A Muslim man historically must fulfill numerous criteria to be eligible for the position of caliph, including extensive education in Islamic history and law, a deep knowledge (ie: memorisation) of the Quran, and a reputation for integrity, justice and bravery. He must be fit in mind and body, and he must be descended from the Qurayshi clan, which was the traditional ruler of Mecca in pre-Islamic times and the clan to which the prophet Muhammad belonged.
Baghdadi, who took on the name 'Caliph Ibrahim,' meets these requirements to at least some degree. He demanded the loyalty of all Muslims and claimed it was incumbent on them to travel to the 'caliphate' and join the jihad against unbelievers, a pronouncement that provoked widespread Muslim rejection.
A successor has likely been chosen in the event Baghdadi dies.”
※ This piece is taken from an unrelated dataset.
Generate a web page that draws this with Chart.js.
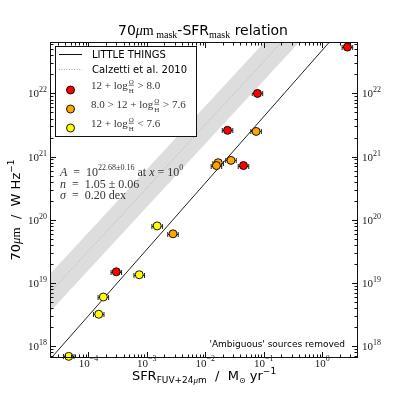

As caliph, Baghdadi's role is a military, political and religious one. He is supported by two deputies, one in Iraq (Abu Muslim al-Turkmani, a former Saddam Hussein-era army lieutenant colonel and officer in the special forces, whom the US claim to have killed in December 2014) the other in Syria (Abu Ali al-Anbari, a former Saddam Hussein-era army major general), by a shura council which guides his religious and political decisions, and various military commanders (many of whom served under Saddam Hussein). One of the strengths of ISIS, which in part accounts for its rapid expansion and ability to quickly subdue regions, and which has so far assisted in maintaining the group's cohesion is its clear command and control network.
This stable framework likely means that a successor, or clear line of succession has already been laid out in the eventuality of Baghdadi's death. Historically when a caliph died, the shura council would convene and decide amongst themselves who among qualified candidates was best suited to ascend to the leadership. Among traditional Islamic leaders today, including among others Oman and traditional Islamic African leaders such as the sultan of Sokoto and amir of Kano, this is the process taken. Another option would be if Baghdadi had selected his successor already and the shura council had in turn approved him, which is the process in Saudi Arabia. There is also provision within Islamic tradition for a legitimate coup, should the coup leader then rule according to sharia.
Given the group's glorification of violence and use of its battlefield successes as divine legitimacy for its purpose, Baghdadi's successor is likely to be a top military commander. To maintain its claim to religious Islamic legitimacy however, any successor would also need to fulfill the historic criteria for the caliph.
Should someone who does not meet the religious criteria take over, ISIS would lose its claim to represent the continuity of the caliphate tradition and open the way for religious counter narratives that tackle the group's claim to religious authority. In the event of Baghdadi's death, the organisation is unlikely to collapse, but his successor may degrade its legitimacy among those attracted to its ideology.